小人2題
投稿者:ロンチーノ・ぺぺ (5)
またまた前のバイト先の人から聞いた話。この人は四つん這いのときの先輩じゃなくて別の先輩。この人も中々に変わった人だった。
夕飯の時に味噌汁を飲んでいると、何処かから小人が走ってきて先輩の持つ汁椀の中へ飛び込んだ。というよりも味噌汁を飛び越えようとして、目測を誤ったらしく僅かに飛距離が足りずにボチャン!っと落ちた。「あ、ヤバイ」と思ったが、思ったときには時すでに遅しで小人はそのまま味噌汁と共に先輩の口の中へ流し込まれていったらしい。
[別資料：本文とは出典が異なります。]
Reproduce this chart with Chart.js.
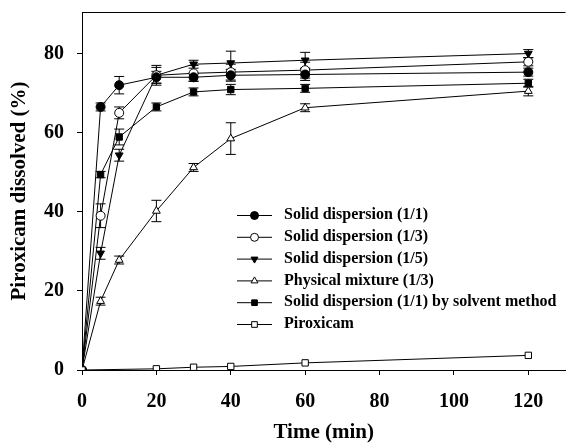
<!DOCTYPE html>
<html>
<head>
<meta charset="utf-8">
<script src="https://cdn.jsdelivr.net/npm/chart.js@4/dist/chart.umd.min.js"></script>
<style>
  html, body { margin: 0; padding: 0; background: #fff; }
  #wrap { width: 571px; height: 447px; }
</style>
</head>
<body>
<div id="wrap"><canvas id="dissolution" width="571" height="447"></canvas></div>
<script>
// sampling times (min)
const times = [0, 5, 10, 20, 30, 40, 60, 120];

// % piroxicam dissolved
const sd11 = [0, 66.5, 72, 74, 74, 74.5, 74.7, 75.3];
const sd13 = [0, 39, 65, 74.5, 75, 75.3, 75.8, 77.9];
const sd15 = [0, 29.5, 54.3, 74.5, 77.3, 77.6, 78.3, 80];
const pm13 = [0, 17.4, 27.8, 40.2, 51.2, 58.5, 66.3, 70.5];
const sd11Solvent = [0, 49.4, 58.9, 66.5, 70.3, 70.9, 71.2, 72.5];
const piroxicam = [0, null, null, 0.3, 0.7, 0.9, 1.8, 3.7];

// error bars (+/-)
const sd11Err = [0, 1, 2.2, 1.5, 1, 1.5, 1.5, 1];
const sd13Err = [0, 3, 1.5, 2, 2, 2, 2, 1];
const sd15Err = [0, 1.5, 1.5, 2.5, 1, 3, 2, 1];
const pm13Err = [0, 1, 1, 2.7, 1, 4, 1, 1.2];
const sd11SolventErr = [0, 0.8, 2, 1, 1, 1.3, 1, 1];
const piroxicamErr = [0, 0, 0, 0, 0, 0, 0, 0];

const xTicks = [0, 20, 40, 60, 80, 100, 120];
const yTicks = [0, 20, 40, 60, 80];

const serif = "'Liberation Serif', 'Times New Roman', serif";

function pts(vals, errs) {
    return times.map((t, i) => ({ x: t, y: vals[i], err: errs[i] }))
        .filter(p => p.y !== null);
}

function series(label, vals, errs, style, filled, rotation) {
    return {
        label: label,
        data: pts(vals, errs),
        borderColor: '#000',
        borderWidth: 1,
        pointStyle: style,
        pointRotation: rotation || 0,
        pointRadius: 4.5,
        pointBorderWidth: 1,
        pointBorderColor: '#000',
        pointBackgroundColor: filled ? '#000' : '#fff',
        tension: 0,
        spanGaps: true,
        fill: false
    };
}

const datasets = [
    series('Solid dispersion (1/1)', sd11, sd11Err, 'circle', true),
    series('Solid dispersion (1/3)', sd13, sd13Err, 'circle', false),
    series('Solid dispersion (1/5)', sd15, sd15Err, 'triangle', true, 180),
    series('Physical mixture (1/3)', pm13, pm13Err, 'triangle', false),
    series('Solid dispersion (1/1) by solvent method', sd11Solvent, sd11SolventErr, 'rect', true),
    series('Piroxicam', piroxicam, piroxicamErr, 'rect', false)
];
datasets[5].order = -1; // open square sits on top at the origin

// vertical error bars with caps
const errorBars = {
    id: 'errorBars',
    beforeDatasetsDraw(chart) {
        const ctx = chart.ctx;
        const ys = chart.scales.y;
        ctx.save();
        ctx.strokeStyle = '#000';
        ctx.lineWidth = 1;
        chart.data.datasets.forEach((ds, di) => {
            const meta = chart.getDatasetMeta(di);
            meta.data.forEach((el, i) => {
                const p = ds.data[i];
                if (!p.err) return;
                const top = ys.getPixelForValue(p.y + p.err);
                const bot = ys.getPixelForValue(p.y - p.err);
                ctx.beginPath();
                ctx.moveTo(el.x, top); ctx.lineTo(el.x, bot);
                ctx.moveTo(el.x - 5, top); ctx.lineTo(el.x + 5, top);
                ctx.moveTo(el.x - 5, bot); ctx.lineTo(el.x + 5, bot);
                ctx.stroke();
            });
        });
        ctx.restore();
    }
};

// top frame line + legend inside the plot
const frameAndLegend = {
    id: 'frameAndLegend',
    afterDraw(chart) {
        const ctx = chart.ctx;
        const a = chart.chartArea;
        ctx.save();
        ctx.strokeStyle = '#000';
        ctx.lineWidth = 1;
        ctx.beginPath();
        ctx.moveTo(a.left, a.top + 0.5);
        ctx.lineTo(a.right, a.top + 0.5);
        ctx.stroke();

        const x0 = 237, x1 = 272, xt = 284;
        let y = 215;
        ctx.font = 'bold 16px ' + serif;
        ctx.textBaseline = 'middle';
        chart.data.datasets.forEach((ds) => {
            ctx.strokeStyle = '#000';
            ctx.beginPath();
            ctx.moveTo(x0, y + 0.5);
            ctx.lineTo(x1, y + 0.5);
            ctx.stroke();
            ctx.fillStyle = ds.pointBackgroundColor;
            Chart.helpers.drawPoint(ctx, {
                pointStyle: ds.pointStyle,
                rotation: ds.pointRotation,
                radius: 4,
                borderWidth: 1
            }, (x0 + x1) / 2, y + 0.5);
            ctx.fillStyle = '#000';
            ctx.fillText(ds.label, xt, y);
            y += 21.8;
        });
        ctx.restore();
    }
};

new Chart(document.getElementById('dissolution'), {
    type: 'line',
    data: { datasets: datasets },
    plugins: [errorBars, frameAndLegend],
    options: {
        responsive: false,
        animation: false,
        layout: { padding: { top: 12, right: 0, left: 0, bottom: 0 } },
        plugins: {
            legend: { display: false },
            tooltip: { enabled: false }
        },
        scales: {
            x: {
                type: 'linear',
                min: 0,
                max: 130,
                afterBuildTicks: s => { s.ticks = xTicks.map(v => ({ value: v })); },
                afterFit: s => { s.height = 77; s.paddingLeft = 0; s.paddingRight = 0; },
                grid: { drawOnChartArea: false, color: '#000', tickLength: 5 },
                border: { color: '#000', width: 1 },
                ticks: { color: '#000', padding: 15, maxRotation: 0,
                         font: { family: serif, size: 20, weight: 'bold' } },
                title: { display: true, text: 'Time (min)', color: '#000',
                         padding: { top: 4, bottom: 2 },
                         font: { family: serif, size: 21, weight: 'bold' } }
            },
            y: {
                min: 0,
                max: 90.5,
                afterBuildTicks: s => { s.ticks = yTicks.map(v => ({ value: v })); },
                afterFit: s => { s.width = 82; s.paddingTop = 0; s.paddingBottom = 0; },
                grid: { drawOnChartArea: false, color: '#000', tickLength: 5 },
                border: { color: '#000', width: 1 },
                ticks: { color: '#000', padding: 13,
                         font: { family: serif, size: 20, weight: 'bold' } },
                title: { display: true, text: 'Piroxicam dissolved (%)', color: '#000',
                         padding: { top: 7, bottom: 4 },
                         font: { family: serif, size: 21, weight: 'bold' } }
            }
        }
    }
});
</script>
</body>
</html>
因みに豆腐と油揚げとネギの味噌汁だったとか。
小人は可哀想だが不慮の事故だ。それにどうしようもない。
多少の罪悪感はあったが、そのまま風呂に入り歯を磨いてから布団に入ったという。
それから何時間して、夜中に急な腹痛に襲われて飛び起きる先輩。それも、腹痛といっても体調不良というより内側から刺されるような物理的な痛みだったと言っていた。
なんだなんだと飛び起きて布団の上に座ったままシャツをめくりあげると、ピョンと小さい影が飛び出してきた。「え?」と電灯の紐をひっぱり灯りをつけると、味噌汁の小人が恨めしげに先輩を眺めていたが暫くするとどこかに走っていった。
「アイツ、俺のヘソから飛び出して来たんだよ。それにしても逆恨みだよなあ。またどこかで味噌汁に落ちてなきゃいいけどね」
そう言って先輩は缶のコーヒーを一口飲んだ。
高校のときに同じクラスだったNちゃんの話。
「私、ちょっとの間だけ小人と暮らしてたことあるんだよね」
と言う。詳しく聞いてみると、その小人はいつのまにかNちゃんの部屋に住み着いていたらしい。
Nちゃんはあえて気がつかないふりをしていたが、彼女が机に向かい勉強してたりスマホを眺めてたりすると、そっと近くまで来ては興味深く覗き込んでいた。
「小人もお腹がすくだろうと思ってさ、ちょっとしたクッキーとかをお皿に置いておくとちゃんとなくなってるんだよね」
可愛かったなあとNちゃんは目を細めた。
しかし、そんな小人とのささやかで楽しい日々もある日突如として終わりを告げる。
「布団を干そうとして、まずベランダを開けたのね。そしたら小人が急に外に飛び出して……カラスが取ってっちゃった」
それは本当に一瞬のことで止める間もなかったらしい。カラスの足に掴まれて飛んでいく小人をNちゃんは呆然と見送った。小人がいなくなって暫く落ち込んだが、親や友人に理由を問われてもどう説明したものか分からずに苦笑いで濁した。
無事だと良いけどねえと、Nちゃんは溜め息を吐いた。
.
最後の小人は旅立つ為にわざとだよ!
カラスとタイミング合わせてたのかも。